Je tiens par ailleurs à souligner que le groupe de l'Union centriste a entamé,
pour sa part, une réflexion sur les grandes lignes de cette constitution.
L'étape suivante consiste naturellement à doter l'Europe d'un président. Ce
sera le visage que les citoyens attendent ; ils ont besoin d'identifier ce qui
leur apparaît encore trop souvent comme une création abstraite. Ce sera
également la voix qui se fera entendre au nom de l'Union européenne dans les
grandes négociations internationales.
Je ne crois pas qu'un seul pays soit à même de donner cette indispensable
impulsion à l'Europe. La France a certes un rôle déterminant à jouer dans la
construction d'une Europe politique. Elle l'a prouvé dans le passé, au long de
ces cinquante dernières années. Mais elle a su convaincre d'autres pays. Elle a
su former un attelage solide avec l'Allemagne pour dynamiser la marche vers
l'Union. Ai-je besoin d'évoquer le général de Gaulle et le chancelier Konrad
Adenauer qui, en 1963, avaient donné tout son sens à cette relation privilégiée
? Nous ne doutons pas que la France saura, dans cette période décisive qui
s'ouvre, prolonger cette étroite coopération franco-allemande, comme elle saura
être à l'écoute de tous les pays, de ceux que l'on qualifierait à tort de «
petits » par opposition aux « grandes » nations.

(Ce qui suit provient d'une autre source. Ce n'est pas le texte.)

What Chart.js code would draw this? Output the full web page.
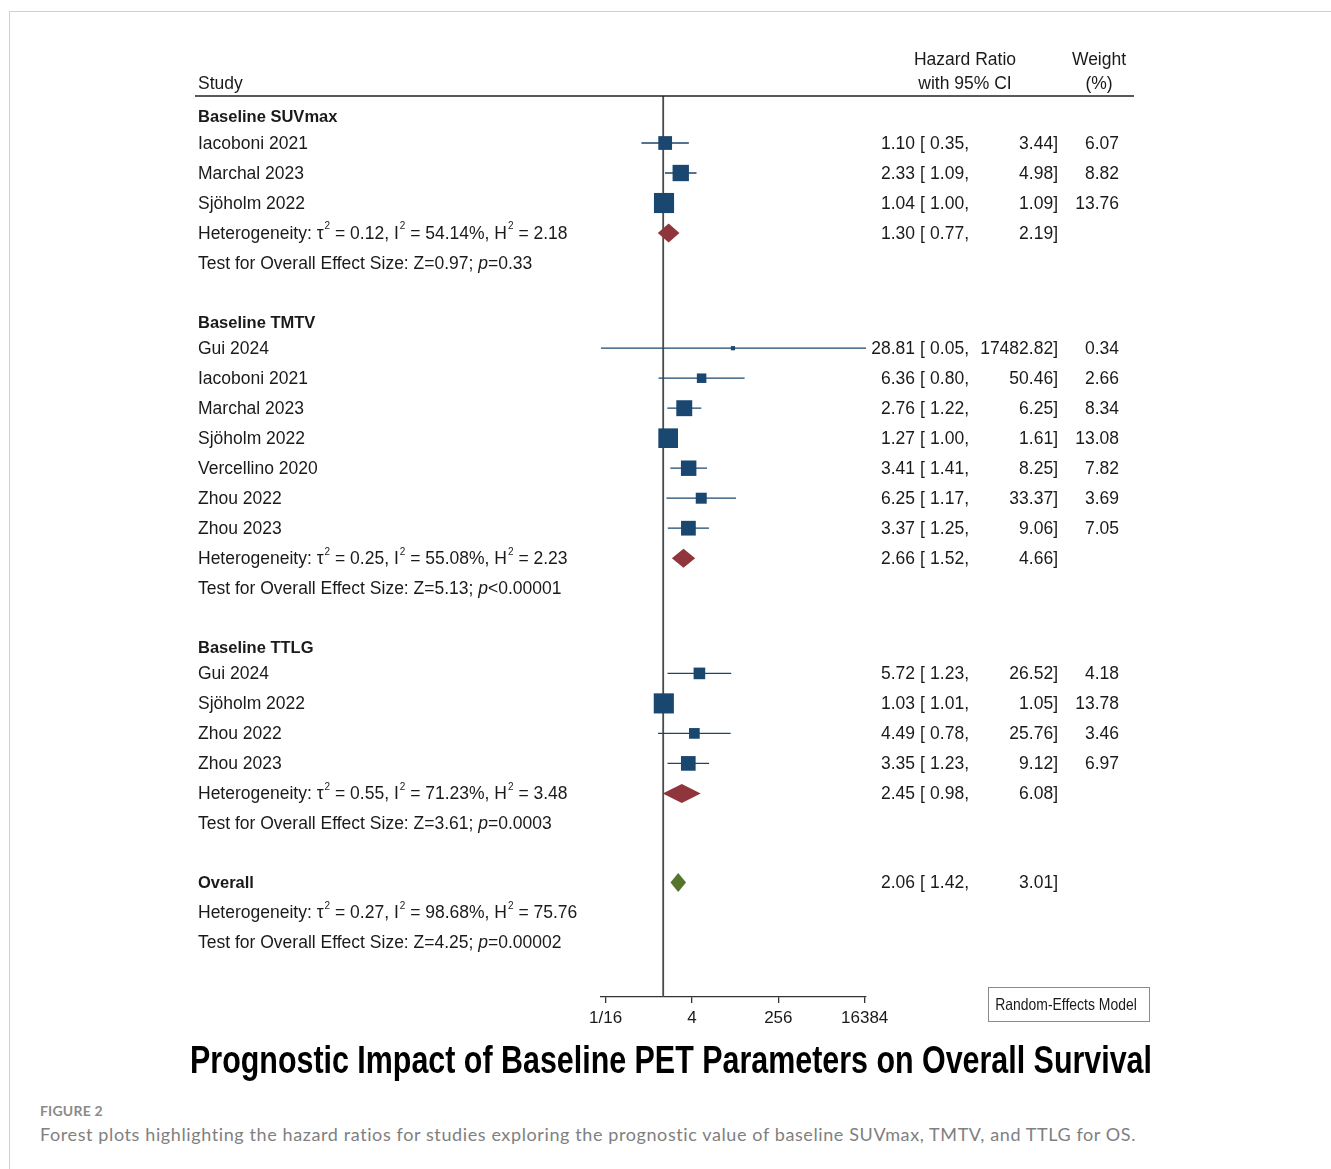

Détermination, convictions, dialogue : ce sont à mon sens les atouts d'une
présidence française de l'Union européenne forte et efficace, comme vous l'avez
souhaité tout à l'heure, monsieur le ministre, pour aller vers une Europe
puissante et pleinement démocratique.
Monsieur le ministre, nous attendons de la présidence française qu'elle aide à
mettre un terme à la jachère politique qui menace aujourd'hui la construction
européenne.
(Applaudissements sur les travées de l'Union centriste, du RPR,
des Républicains et Indépendants, ainsi que sur certaines travées du
RDSE.)
M. le président.
Mes chers collègues, nous allons maintenant interrompre nos travaux ; nous les
reprendrons à vingt-deux heures quinze.
La séance est suspendue.
(La séance, suspendue à vingt heures cinq, est reprise à vingt-deux heures
quinze, sous la présidence de M. Gérard Larcher.)